Once you've did this, click the magic button Create pull request
Congratulations, you did it!
5. On to the next one!
If you want to fix another bug, we first need to be on the
2.6.x branch again. To do this, we first want to make sure that our Fork's
2.6.x branch is in sync with the original
modxcms/2.6.x branch. Do the following to accomplish this:
git fetch upstream 2.6.x git fetch origin 2.6.x git checkout 2.6.x git pull upstream 2.6.x
If in the last step, you get a text editor with a merge message. Just save and quit the editor and you are all fine. If this editor is VI, just hit Escape to exit type-mode, then type
:wq and hit enter.
You now have updated your Fork. Next you can go back to step 1 in 6a. Rinse and repeat!
6B. Test workflow
1. Pick a pull request
Pick a pull request from the current PR-list on Github.
2. Read the PR
Read the PR and check if this is something you might be able to test. Check if the issue is still existent and you can reproduce in the current development branch:
git checkout 2.6.x
If you can reproduce it, comment in the PR that you are going to test it. If you can't reproduce it, mention that as-well and mention the user who made the PR. Don't forget to mention the #modxbughunt tag in your comment.
3. Get the PR locally
To pull this PR, you need to add the fork of the PR-owner to your remotes. In this example I'm using a random PR. In this case, one by goldsky. In hte example below, you'll see the 'git remote add goldsky' part. 'goldsky' is the name of remote. This can be anything, but we recommend to use the Git-username to make it easy to remember. The 'goldsky:patch-ellipsis' part is the Github-URL of Goldsky's modxcms-fork.

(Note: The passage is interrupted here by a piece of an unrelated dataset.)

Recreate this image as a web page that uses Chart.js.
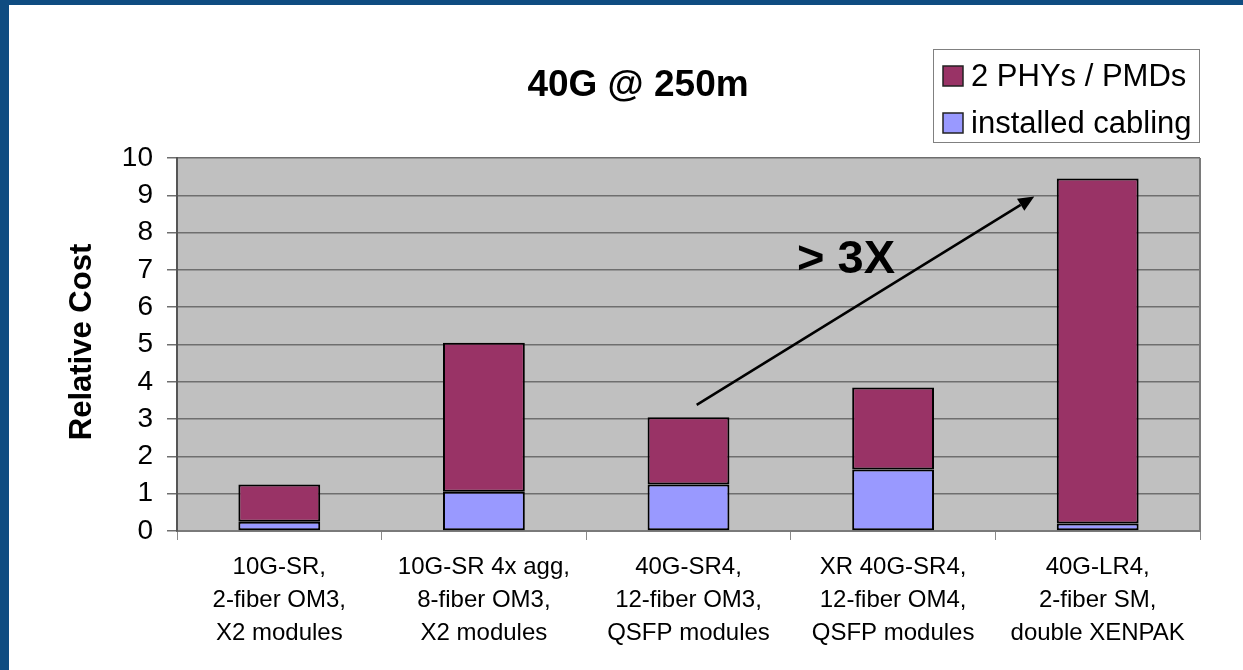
<!DOCTYPE html>
<html>
<head>
<meta charset="utf-8">
<script src="https://cdn.jsdelivr.net/npm/chart.js@4/dist/chart.umd.min.js"></script>
<style>
  html, body { margin: 0; padding: 0; background: #ffffff; }
  #frame { position: absolute; left: 0; top: 0; width: 1243px; height: 670px; overflow: hidden; }
  #bl { position: absolute; left: 0; top: 0; width: 9px; height: 670px; background: #0f4c81; }
  #bt { position: absolute; left: 0; top: 0; width: 1243px; height: 5px; background: #0f4c81; }
  #c { position: absolute; left: 0; top: 0; }
</style>
</head>
<body>
<div id="frame">
  <div id="bl"></div>
  <div id="bt"></div>
  <canvas id="c" width="1243" height="670"></canvas>
</div>
<script>
// ---- data ----
const categories = [
  ["10G-SR,", "2-fiber OM3,", "X2 modules"],
  ["10G-SR 4x agg,", "8-fiber OM3,", "X2 modules"],
  ["40G-SR4,", "12-fiber OM3,", "QSFP modules"],
  ["XR 40G-SR4,", "12-fiber OM4,", "QSFP modules"],
  ["40G-LR4,", "2-fiber SM,", "double XENPAK"]
];
const cablingValues = [0.25, 1.05, 1.25, 1.65, 0.2];
const phyValues = [1.0, 4.0, 1.8, 2.2, 9.25];
const seriesNames = ["2 PHYs / PMDs", "installed cabling"];
const yTicks = [0, 1, 2, 3, 4, 5, 6, 7, 8, 9, 10];
const chartTitle = "40G @ 250m";
const yAxisTitle = "Relative Cost";
const annotationText = "> 3X";
// arrow annotation in data space: [categoryIndex, value]
const arrowFrom = [2.04, 3.38];
const arrowTo = [3.69, 8.97];
const annotationAt = [2.77, 7.27];

const FONT = "'Liberation Sans', Arial, sans-serif";
const PHY_COLOR = "#993366";
const CAB_COLOR = "#9999ff";

const decor = {
  id: "decor",
  beforeDraw(chart) {
    const ctx = chart.ctx, a = chart.chartArea;
    ctx.save();
    ctx.fillStyle = "#c0c0c0";
    ctx.fillRect(a.left, a.top, a.right - a.left, a.bottom - a.top);
    ctx.restore();
  },
  afterDraw(chart) {
    const ctx = chart.ctx, a = chart.chartArea;
    const xs = chart.scales.x, ys = chart.scales.y;
    ctx.save();
    // right border of plot
    ctx.strokeStyle = "#7a7a7a";
    ctx.lineWidth = 2;
    ctx.beginPath();
    ctx.moveTo(a.right, a.top);
    ctx.lineTo(a.right, a.bottom);
    ctx.stroke();

    // title
    ctx.fillStyle = "#000";
    ctx.font = "bold 37px " + FONT;
    ctx.textAlign = "center";
    ctx.textBaseline = "middle";
    ctx.fillText(chartTitle, 638, 86);

    // y axis title
    ctx.save();
    ctx.translate(82, 342);
    ctx.rotate(-Math.PI / 2);
    ctx.font = "bold 31px " + FONT;
    ctx.fillText(yAxisTitle, 0, 0);
    ctx.restore();

    // legend
    ctx.fillStyle = "#ffffff";
    ctx.fillRect(933, 49, 266, 93);
    ctx.strokeStyle = "#808080";
    ctx.lineWidth = 1;
    ctx.strokeRect(933.5, 49.5, 266, 93);
    const items = [[seriesNames[0], PHY_COLOR, 76], [seriesNames[1], CAB_COLOR, 123]];
    ctx.font = "31px " + FONT;
    ctx.textAlign = "left";
    items.forEach(([t, col, cy]) => {
      ctx.fillStyle = col;
      ctx.fillRect(943, cy - 10, 20, 20);
      ctx.strokeStyle = "#222";
      ctx.lineWidth = 1.5;
      ctx.strokeRect(943, cy - 10, 20, 20);
      ctx.fillStyle = "#000";
      ctx.fillText(t, 971, cy + 1);
    });

    // arrow
    const px = (p) => [xs.getPixelForValue(p[0]), ys.getPixelForValue(p[1])];
    const [x0, y0] = px(arrowFrom), [x1, y1] = px(arrowTo);
    const ang = Math.atan2(y1 - y0, x1 - x0);
    const hl = 16, hw = 7;
    const bx = x1 - hl * Math.cos(ang), by = y1 - hl * Math.sin(ang);
    ctx.strokeStyle = "#000";
    ctx.lineWidth = 2.5;
    ctx.beginPath();
    ctx.moveTo(x0, y0);
    ctx.lineTo(bx, by);
    ctx.stroke();
    ctx.fillStyle = "#000";
    ctx.beginPath();
    ctx.moveTo(x1, y1);
    ctx.lineTo(bx + hw * Math.sin(ang), by - hw * Math.cos(ang));
    ctx.lineTo(bx - hw * Math.sin(ang), by + hw * Math.cos(ang));
    ctx.closePath();
    ctx.fill();

    // annotation text
    const [tx, ty] = px(annotationAt);
    ctx.font = "bold 47px " + FONT;
    ctx.textAlign = "center";
    ctx.textBaseline = "middle";
    ctx.fillText(annotationText, tx, ty);
    ctx.restore();
  }
};

new Chart(document.getElementById("c"), {
  type: "bar",
  data: {
    labels: categories,
    datasets: [
      { label: seriesNames[1], data: cablingValues, backgroundColor: CAB_COLOR,
        borderColor: "#000", borderWidth: 2, borderSkipped: false,
        barPercentage: 0.4, categoryPercentage: 1.0 },
      { label: seriesNames[0], data: phyValues, backgroundColor: PHY_COLOR,
        borderColor: "#000", borderWidth: 2, borderSkipped: false,
        barPercentage: 0.4, categoryPercentage: 1.0 }
    ]
  },
  options: {
    responsive: false,
    animation: false,
    devicePixelRatio: 1,
    layout: { padding: { left: 0, top: 158, right: 43, bottom: 0 } },
    plugins: { legend: { display: false }, title: { display: false }, tooltip: { enabled: false } },
    scales: {
      x: {
        stacked: true,
        grid: { drawOnChartArea: false, drawTicks: true, tickLength: 9, color: "#8a8a8a", lineWidth: 1 },
        border: { display: true, color: "#7a7a7a", width: 2 },
        ticks: { color: "#000", font: { family: FONT, size: 24, lineHeight: 1.375 }, padding: 11, maxRotation: 0, autoSkip: false },
        afterFit(s) { s.height = 139; }
      },
      y: {
        stacked: true,
        min: 0, max: 10,
        afterBuildTicks(s) { s.ticks = yTicks.map(v => ({ value: v })); },
        grid: { color: "#6e6e6e", lineWidth: 1.5, tickLength: 10, drawTicks: true },
        border: { display: true, color: "#555", width: 2 },
        ticks: { color: "#000", font: { family: FONT, size: 28 }, padding: 14 },
        afterFit(s) { s.width = 177; }
      }
    }
  },
  plugins: [decor]
});
</script>
</body>
</html>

After adding the remote, fetch it and checkout the PR-branch. In this case
git remote add goldsky firstname.lastname@example.org:goldsky/revolution.git git fetch goldsky git checkout patch-ellipsis Branch patch-ellipsis set up to track remote branch patch-ellipsis from goldsky. Switched to a new branch 'patch-ellipsis'
4. Clear both your MODX and browser cache
5. Test whether the bug is really fixed or not
6. Is it fixed or not?
Is it fixed? Let the integrators and fixer know by mentioning them in your comment. Not fixed? Let the fixer know by mentioning him in a comment.
Don't forget to mention the #modxbughunt tag in your comment.